IN MEMORIAM: Dr Dame Daphne Sheldrick, Conservation Legend
April 14, 2018: It is with great sadness that we announce the death of Dr Dame Daphne Sheldrick, legendary elephant conservationist and founder of the David Sheldrick Wildlife Trust. She died yesterday at the age of 83 following a prolonged battle with breast cancer.

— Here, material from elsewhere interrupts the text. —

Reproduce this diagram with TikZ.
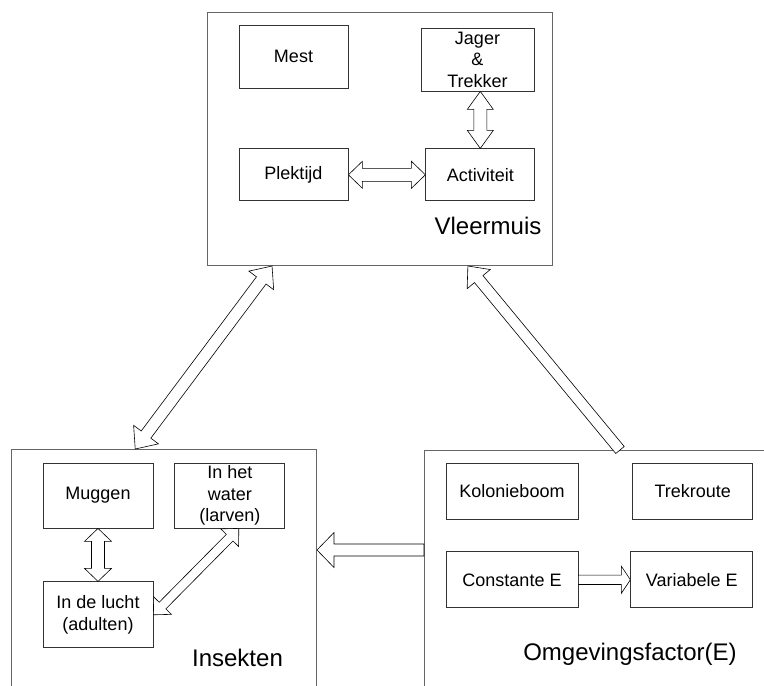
\documentclass[tikz,border=0pt]{standalone}
\usepackage{fontspec}
\setmainfont{Liberation Sans}
\usepackage{tikz}
\usetikzlibrary{positioning, calc}

\begin{document}
\begin{tikzpicture}[
  x=1pt, y=-1pt,
  font={\fontsize{18}{21.5}\selectfont},
  bigframe/.style={draw=black!60, line width=1pt, inner sep=0pt, anchor=north west},
  box/.style={draw=black!80, line width=0.8pt, inner sep=0pt, align=center},
  biglabel/.style={font={\fontsize{24}{28}\selectfont}, inner sep=0pt},
  fatw/.store in=\fatw, fath/.store in=\fath, fatl/.store in=\fatl,
  fatw=6.5pt, fath=13pt, fatl=15pt,
  fatboth/.style={draw=black, fill=white, line width=0.6pt, line join=miter,
    to path={
      -- ($(\tikztostart)!\fatl!(\tikztotarget)!\fath!90:(\tikztotarget)$)
      -- ($(\tikztostart)!\fatl!(\tikztotarget)!\fatw!90:(\tikztotarget)$)
      -- ($(\tikztotarget)!\fatl!(\tikztostart)!\fatw!-90:(\tikztostart)$)
      -- ($(\tikztotarget)!\fatl!(\tikztostart)!\fath!-90:(\tikztostart)$)
      -- (\tikztotarget)
      -- ($(\tikztotarget)!\fatl!(\tikztostart)!\fath!90:(\tikztostart)$)
      -- ($(\tikztotarget)!\fatl!(\tikztostart)!\fatw!90:(\tikztostart)$)
      -- ($(\tikztostart)!\fatl!(\tikztotarget)!\fatw!-90:(\tikztotarget)$)
      -- ($(\tikztostart)!\fatl!(\tikztotarget)!\fath!-90:(\tikztotarget)$)
      -- cycle}},
  fatone/.style={draw=black, fill=white, line width=0.6pt, line join=miter,
    to path={
      -- ($(\tikztostart)!\fatw!90:(\tikztotarget)$)
      -- ($(\tikztotarget)!\fatl!(\tikztostart)!\fatw!-90:(\tikztostart)$)
      -- ($(\tikztotarget)!\fatl!(\tikztostart)!\fath!-90:(\tikztostart)$)
      -- (\tikztotarget)
      -- ($(\tikztotarget)!\fatl!(\tikztostart)!\fath!90:(\tikztostart)$)
      -- ($(\tikztotarget)!\fatl!(\tikztostart)!\fatw!90:(\tikztostart)$)
      -- ($(\tikztostart)!\fatw!-90:(\tikztotarget)$)
      -- cycle}},
]
  \useasboundingbox (0,0) rectangle (764,686);
  \clip (0,0) rectangle (764,686);

  % Vleermuis (top)
  \node[bigframe, minimum width=345pt, minimum height=253pt] (vleer) at (207,12) {};
  \node[box, minimum width=109pt, minimum height=63pt] (mest) at (293.5,56.5) {Mest};
  \node[box, minimum width=113pt, minimum height=63pt] (jager) at (477.5,59.5) {Jager\\\&\\Trekker};
  \node[box, minimum width=109pt, minimum height=52pt, below=60pt of mest] (plek) {Plektijd};
  \node[box, minimum width=109pt, minimum height=52pt, right=77pt of plek] (akt) {Activiteit};
  \node[biglabel] (vlab) at (488,226) {Vleermuis};

  % Insekten (bottom left, runs off the page)
  \node[bigframe, minimum width=305pt, minimum height=260pt] (ins) at (11,449) {};
  \node[box, minimum width=110pt, minimum height=65pt] (mug) at (98,495.5) {Muggen};
  \node[box, minimum width=110pt, minimum height=65pt, right=21pt of mug] (water) {In het\\water\\(larven)};
  \node[box, minimum width=110pt, minimum height=66pt, below=53pt of mug] (lucht) {In de lucht\\(adulten)};
  \node[biglabel] (ilab) at (237.5,658) {Insekten};

  % Omgevingsfactor (bottom right)
  \node[bigframe, minimum width=400pt, minimum height=260pt] (omg) at (424,450) {};
  \node[box, minimum width=132pt, minimum height=56pt] (kol) at (512,491) {Kolonieboom};
  \node[box, minimum width=120pt, minimum height=56pt, right=54pt of kol] (trek) {Trekroute};
  \node[box, minimum width=132pt, minimum height=56pt, below=32pt of kol] (const) {Constante E};
  \node[box, minimum width=122pt, minimum height=56pt, right=52pt of const] (var) {Variabele E};
  \node[biglabel] (olab) at (630,654) {Omgevingsfactor(E)};

  % ends of the long arrows on the frames
  \coordinate (vs1) at ($(vleer.south west)!0.188!(vleer.south east)$);
  \coordinate (vs2) at ($(vleer.south west)!0.754!(vleer.south east)$);
  \coordinate (in1) at ($(ins.north west)!0.406!(ins.north east)$);
  \coordinate (on1) at ($(omg.north west)+(196,0)$);
  \coordinate (ow) at ($(omg.north west)+(0,100)$);
  \coordinate (ie) at (ins.east |- ow);
  \coordinate (wt) at ($(water.south)+(9,0)$);

  % hollow arrows inside the frames
  \draw[fatboth, fatl=18pt] (jager.south -| akt) to (akt.north);
  \draw[fatboth, fatl=14pt, fath=13.5pt] (plek.east) to (akt.west);
  \draw[fatboth, fatl=13pt, fath=13.5pt] (mug.south) to (lucht.north);
  \draw[fatboth, fatw=4.7pt, fath=12.5pt, fatl=13pt] (lucht.east) to (wt);
  \draw[fatone, fatw=4.7pt, fath=13.5pt, fatl=9pt] (const.east) to (var.west);

  % hollow arrows between the frames
  \draw[fatone, fatw=6pt, fath=17.5pt, fatl=17pt] (ow) to (ie);
  \draw[fatboth, fatw=6pt, fath=15.5pt, fatl=18pt] (in1) to (vs1);
  \draw[fatone, fatw=5.5pt, fath=15pt, fatl=17pt] (on1) to (vs2);
\end{tikzpicture}
\end{document}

Dame Sheldrick dedicated over 60 years of her life to the protection of Africa’s wildlife and some of the world’s most iconic and threatened animals. Born in Kenya in 1934, she spent close to 30 years of her life working alongside her husband David, the founder warden of Kenya’s largest National Park, Tsavo East, as they forged this unforgiving wild land into a protected space for Kenya’s largest elephant population and all manner of wild species. On David Sheldrick’s passing in 1977, she founded The David Sheldrick Wildlife Trust (DSWT) and, over the next 40 years, helped shape the world’s understanding of elephants and rhinos and, critically, she played a pivotal role in the protection of these species.
“Daphne’s passing is an irreplaceable loss to the elephants of this world”, said Wildlife Trust of India’s Executive Director & CEO Vivek Menon.
Dame Sheldrick was the first person to successfully hand raise a milk dependent new born elephant and rhino, knowledge that has seen more than 230 orphaned elephants saved in Kenya, and countless other infant elephants in countries across Africa and into India. She lived alongside elephants and understood their fragility, their intelligence, their capacity to love, to grieve, to heal, to support one another and she took those lessons to the global stage. In doing so, she became a leading voice for elephants, driven by her belief that elephants, and other wild species, have a right to live a free and protected life – just like humans.
“Daphne’s passing is an irreplaceable loss to the elephants of this world”, said Wildlife Trust of India’s Executive Director & CEO Vivek Menon. “What CWRC* has achieved today is in part due to the inspiration I got from seeing Daphne’s orphans in Nairobi in the early 1990s.”
Dame Sheldrick is survived by two daughters, four grandchildren, a family of now wild-living orphaned elephants and a lasting legacy for wildlife conservation.
*CWRC – The Centre for Wildlife Rehabilitation and Conservation is IFAW-WTI and the Assam Forest Department’s wildlife rescue, treatment and rehabilitation facility near Kaziranga National Park in Assam.